Between Peter and I, there seems to be a cross-Atlantic trend towards reviews in the middle. Which doesn't mean that we don't finish the books, just that... Well, I'm not sure what it means. On my part, certainly a lack of patience appears to be the case. And a compulsive need to talk about a story that's affecting me profoundly.
A few days ago, when I came upon the idea of writing about the bogeyman, I was quite impressed with myself for coming up with such a brilliant idea. It took me until yesterday to realize that maybe, just maybe, it was triggered by reading 'Salem's Lot by Stephen King. Of course, I'm having the kind of week where on Monday, I spent quite some time wondering why the water was pooling in front of my eyes while I was taking a shower, only to realize that I'd forgotten to take my glasses off. For the first time ever.
Apparently, my brain is busy doing other things. Yeah, that's it.
I've read 'Salem's Lot before, 20 years ago and at the time, I didn't like it, but for years, haven't been able to remember why. As I am re-reading it, I'm pretty sure it's because it scared the crap out of me 20 years ago and continues to scare the crap out of me today.
The second day of reading, which is quite early in the book, as I tend to read about 1 1/2 to two hours a day, I realized I couldn't read this book too close to bedtime at night. The fourth day, I had a vampire nightmare. The day after that, I started a new reading rule: Salem's Lot may be read only up until one hour of going to bed, to be followed by something inane and vapid which will clean out any residual images, words or feelings from my brain area. Which, considering that I am an old pro at the horror genre, is tantamount to admitting that I should be kicked out of the club for being a wuss.
The book is a reinvention of sorts of Bram Stoker's Dracula, or maybe it would be more accurate to say that it was inspired by the classic.
What if Dracula came to a small town in Maine? That's the central premise and given that the book is over 20 years old, I'll refrain from talking too much about the plot, as I assume most horror fans will know it and non-horror fans won’t care. Suffice it to say that it gets the Stephen King treatment. Despite how nervous it's making me, it is a fantastic novel. I believe it was his second book and although it does bear the odd mark of being written early in his career while he was still a bit raw, the display of sheer storytelling genius is very much present.
It builds slowly and effectively, drawing beautiful and detailed sketches of small-town living like I'm beginning to believe only King can and by the time you, as I am now, are halfway through where it all starts going terribly, terribly wrong with the speed and abandon of a roller coaster barely gripping the rails, you feel like it's happening to you, to your town. This book has me nervous when I read it in bright sunlight, but I can't stop, because I have to see what happens. Not in a normal "I really want to know" way, but in a "if I don't finish I don't think I'll ever sleep again" kind of desperation. Of course, reading it makes me want to not sleep. Ever. Just in case. 
The audiobook is read by Ron McLarty, who reads it brilliantly.
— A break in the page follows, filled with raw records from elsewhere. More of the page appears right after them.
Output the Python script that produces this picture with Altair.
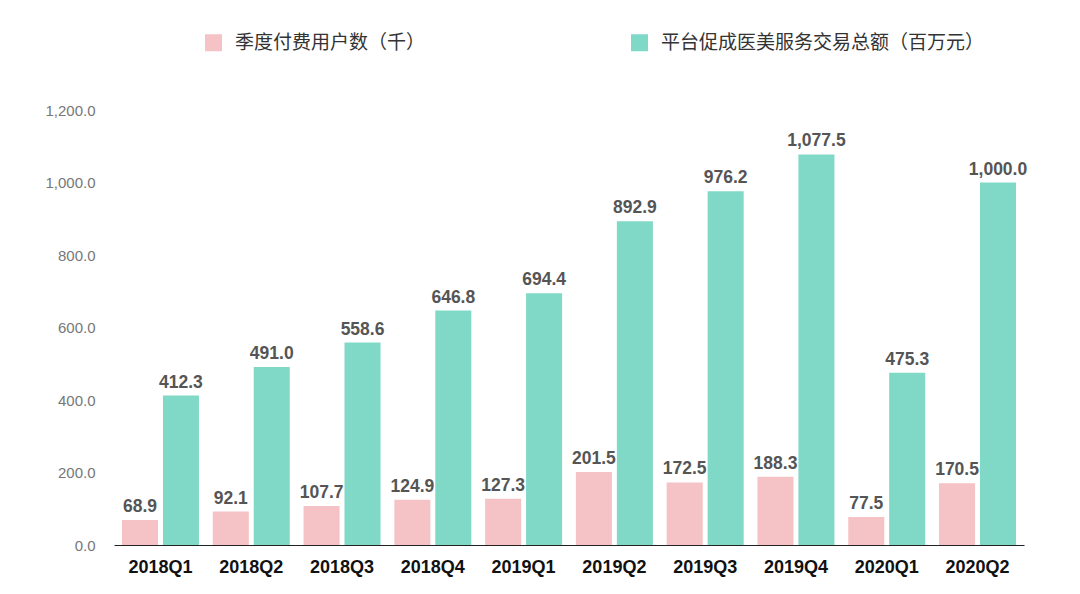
import altair as alt
import pandas as pd

quarters = ["2018Q1", "2018Q2", "2018Q3", "2018Q4", "2019Q1",
            "2019Q2", "2019Q3", "2019Q4", "2020Q1", "2020Q2"]
paying_users = [68.9, 92.1, 107.7, 124.9, 127.3, 201.5, 172.5, 188.3, 77.5, 170.5]
gtv = [412.3, 491.0, 558.6, 646.8, 694.4, 892.9, 976.2, 1077.5, 475.3, 1000.0]
series_names = ["季度付费用户数（千）", "平台促成医美服务交易总额（百万元）"]
colors = ["#F5C2C6", "#80D8C7"]
y_ticks = [0, 200, 400, 600, 800, 1000, 1200]

rows = []
for q, a, b in zip(quarters, paying_users, gtv):
    rows.append({"quarter": q, "series": series_names[0], "value": a})
    rows.append({"quarter": q, "series": series_names[1], "value": b})
df = pd.DataFrame(rows)

num_font = "Liberation Sans"
cjk_font = "Noto Sans CJK SC"

x_enc = alt.X("quarter:N", sort=quarters,
              scale=alt.Scale(paddingInner=0.152, paddingOuter=0.088),
              axis=alt.Axis(title=None, labelFont=num_font, labelFontSize=18,
                            labelFontWeight="bold", labelColor="#111",
                            labelAngle=0, ticks=False, domainColor="#222",
                            domainWidth=1.2, labelPadding=13))
xoff = alt.XOffset("series:N", sort=series_names,
                   scale=alt.Scale(paddingInner=0.12, paddingOuter=0))
y_enc = alt.Y("value:Q", scale=alt.Scale(domain=[0, 1200], nice=False),
              axis=alt.Axis(title=None, values=y_ticks, format=",.1f",
                            labelFont=num_font, labelFontSize=15,
                            labelColor="#777", ticks=False, domain=False,
                            grid=False, labelPadding=19))
color_enc = alt.Color("series:N", sort=series_names,
                      scale=alt.Scale(domain=series_names, range=colors),
                      legend=alt.Legend(title=None, orient="none",
                                        direction="horizontal",
                                        legendX=90, legendY=-77,
                                        symbolType="square", symbolSize=289,
                                        symbolStrokeWidth=0,
                                        labelFont=cjk_font, labelFontSize=19,
                                        labelColor="#333", labelOffset=12,
                                        columnPadding=204, labelLimit=500))

bars = alt.Chart(df).mark_bar().encode(
    x=x_enc, xOffset=xoff, y=y_enc, color=color_enc
)
labels = alt.Chart(df).mark_text(
    dy=-13, font=num_font, fontSize=17.5, fontWeight="bold", color="#555"
).encode(
    x=alt.X("quarter:N", sort=quarters), xOffset=xoff,
    y="value:Q", text=alt.Text("value:Q", format=",.1f")
)

chart = alt.layer(bars, labels).properties(
    width=910, height=435,
    autosize=alt.AutoSizeParams(type="none"),
    padding={"left": 114, "top": 110, "right": 56, "bottom": 49},
    background="white"
).configure_view(stroke=None)

chart.save("out.html", embed_options={"renderer": "svg", "actions": False})
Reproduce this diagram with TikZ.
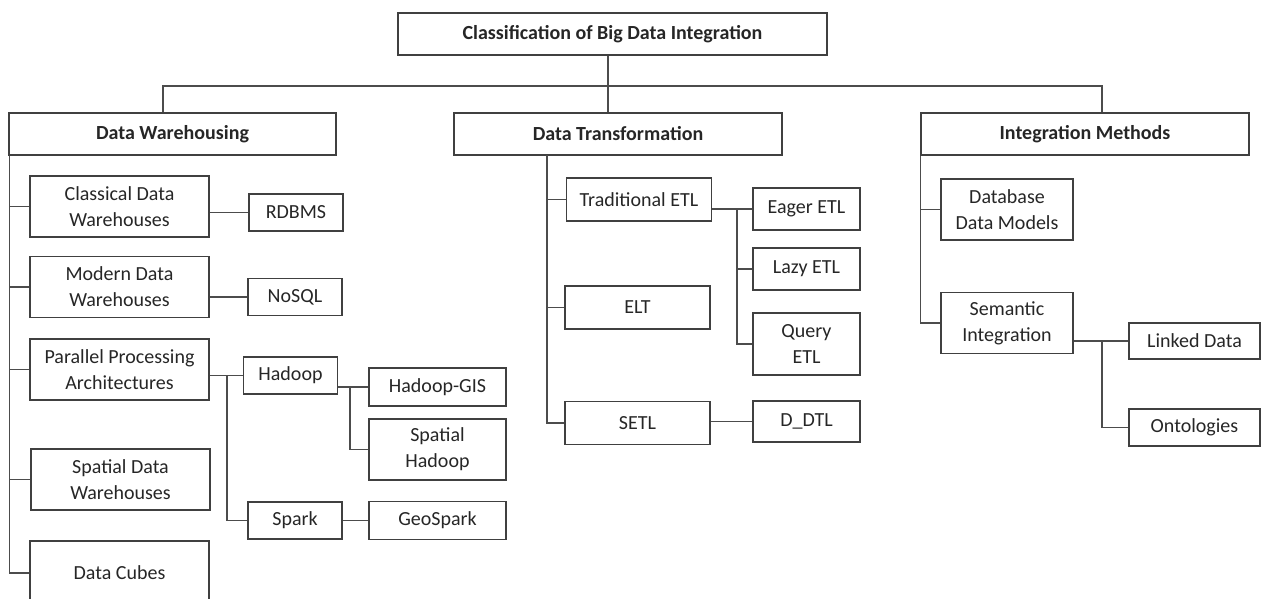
\documentclass[tikz,border=0pt]{standalone}
\usepackage{fontspec}
\setmainfont{Carlito}
\usetikzlibrary{positioning}

\begin{document}
\begin{tikzpicture}[x=1pt, y=-1pt, font=\fontsize{20}{26}\selectfont, text=black!85,
	block/.style={
		rectangle,
		draw=black!75, line width=1.3pt,
		inner sep=0pt,
		align=center,
	},
	head/.style={block, minimum width=328pt, minimum height=42pt, font=\fontsize{20}{26}\selectfont\bfseries},
	wide/.style={block, minimum width=179pt, minimum height=61pt},
	small/.style={block, minimum width=94pt, minimum height=37pt},
	mid/.style={block, minimum width=137pt, minimum height=38pt},
	etl/.style={block, minimum width=145pt, minimum height=43pt},
	sub/.style={block, minimum width=107pt, minimum height=42pt},
	meth/.style={block, minimum width=132pt, minimum height=61pt},
	leaf/.style={block, minimum width=131pt, minimum height=36pt},
	link/.style={draw=black!70, line width=1.2pt},
	]
	\useasboundingbox (0,0) rectangle (1261,598);
	\clip (0,0) rectangle (1261,598);

	\node[head, minimum width=429pt] (root) at (612.5,34) {Classification of Big Data Integration};
	\node[head, minimum width=327pt] (dw) at (172.5,134) {Data Warehousing};
	\node[head] (dt) at (618,134) {Data Transformation};
	\node[head] (im) at (1085,134) {Integration Methods};

	% data warehousing
	\node[wide] (cdw) at (119.5,206.5) {Classical Data\\Warehouses};
	\node[small] (rdbms) at (296,212.5) {RDBMS};
	\node[wide] (mdw) at (119.5,287) {Modern Data\\Warehouses};
	\node[small] (nosql) at (295,297) {NoSQL};
	\node[wide] (pp) at (119.5,369.5) {Parallel Processing\\Architectures};
	\node[small] (hadoop) at (290.5,375.5) {Hadoop};
	\node[mid] (hgis) at (437.5,387) {Hadoop-GIS};
	\node[mid, minimum height=61pt] (shadoop) at (437.5,449.5) {Spatial\\Hadoop};
	\node[wide] (sdw) at (120.5,479.5) {Spatial Data\\Warehouses};
	\node[small] (spark) at (295,520.5) {Spark};
	\node[mid] (geo) at (437.5,520.5) {GeoSpark};
	\node[wide, minimum height=64pt] (cubes) at (119.5,573) {Data Cubes};

	% data transformation
	\node[etl] (tetl) at (639,199.5) {Traditional ETL};
	\node[etl] (elt) at (637.5,307.5) {ELT};
	\node[etl] (setl) at (637.5,423) {SETL};
	\node[sub] (eager) at (806.5,209) {Eager ETL};
	\node[sub] (lazy) at (806.5,269) {Lazy ETL};
	\node[sub, minimum height=62pt] (query) at (806.5,344) {Query\\ETL};
	\node[sub, minimum height=41pt] (ddtl) at (806.5,421.5) {D\_DTL};

	% integration methods
	\node[meth] (ddm) at (1007,209.5) {Database\\Data Models};
	\node[meth] (si) at (1007,323) {Semantic\\Integration};
	\node[leaf] (ld) at (1194.5,341) {Linked Data};
	\node[leaf, minimum height=37pt] (onto) at (1194.5,427.5) {Ontologies};

	\coordinate (busL) at (163,86);
	\coordinate (busC) at (608,86);
	\coordinate (busR) at (1102,86);
	\coordinate (jPP) at (227,0);
	\coordinate (jH) at (350,0);
	\coordinate (jE) at (737,0);
	\coordinate (sDT) at (547,155);
	\coordinate (jS) at (1102,0);

	\draw[link] (busC |- root.south) -- (busC) -- (busC |- dt.north);
	\draw[link] (busL |- dw.north) -- (busL) -- (busR) -- (busR |- im.north);

	\draw[link] ([xshift=1pt]dw.south west) |- (cubes.west);
	\foreach \n in {cdw,mdw,pp,sdw}
		\draw[link] ([xshift=1pt]dw.south west |- \n.west) -- (\n.west);
	\draw[link] (cdw.east |- rdbms) -- (rdbms.west);
	\draw[link] (mdw.east |- nosql) -- (nosql.west);
	\draw[link] (pp.east |- hadoop) -- (hadoop.west);
	\draw[link] (jPP |- hadoop) |- (spark.west);
	\draw[link] (hadoop.east |- hgis) -- (hgis.west);
	\draw[link] (jH |- hgis) |- (shadoop.west);
	\draw[link] (spark) -- (geo);

	\draw[link] (sDT) |- (setl.west);
	\foreach \n in {tetl,elt}
		\draw[link] (sDT |- \n.west) -- (\n.west);
	\draw[link] (tetl.east |- eager) -- (eager.west);
	\draw[link] (jE |- eager) |- (query.west);
	\draw[link] (jE |- lazy) -- (lazy.west);
	\draw[link] (setl.east |- ddtl) -- (ddtl.west);

	\draw[link] (im.south west) |- (si.west);
	\draw[link] (im.south west |- ddm.west) -- (ddm.west);
	\draw[link] (si.east |- ld) -- (ld.west);
	\draw[link] (jS |- ld) |- (onto.west);
\end{tikzpicture}
\end{document}
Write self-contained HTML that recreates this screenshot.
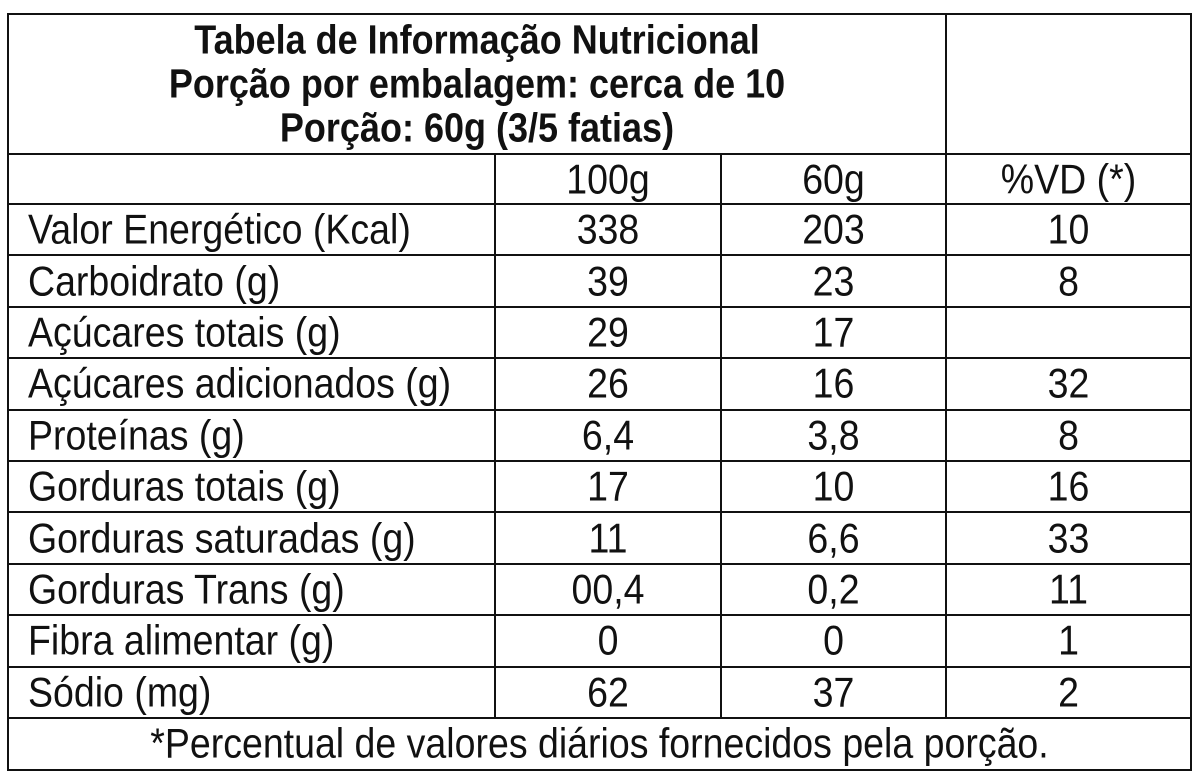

I have mentioned before that I didn't realize how brilliant Stephen King is until I heard his books read aloud, that they are scary campfire stories that benefit from being told, rather than read. I've also mentioned how having listened to King read one of his own books made me realize how his stories are written using his voice not just in a sense of the author’s voice, but the actual way he talks. McLarty is the closest to King’s voice that isn’t King’s I have heard and makes it that much easier to get pulled into the story, existing only in some otherworldly realm consisting of his voice and the pictures in your head.
King has always excelled at pushing the subconscious, primal buttons. Not just Dracula, but dogs that turn on you, cars that develop a personality. Clowns. Yes, I've read your comments and I agree wholeheartedly. I've never liked clowns. They freak me out. Pennywise in It is one of the best/worst). However, given how much I adore rediscovering Stephen King, I'm tempted to read almost everything else he’s written all over again, except this time by listening to them. And undoubtedly do halfway-through reviews of several.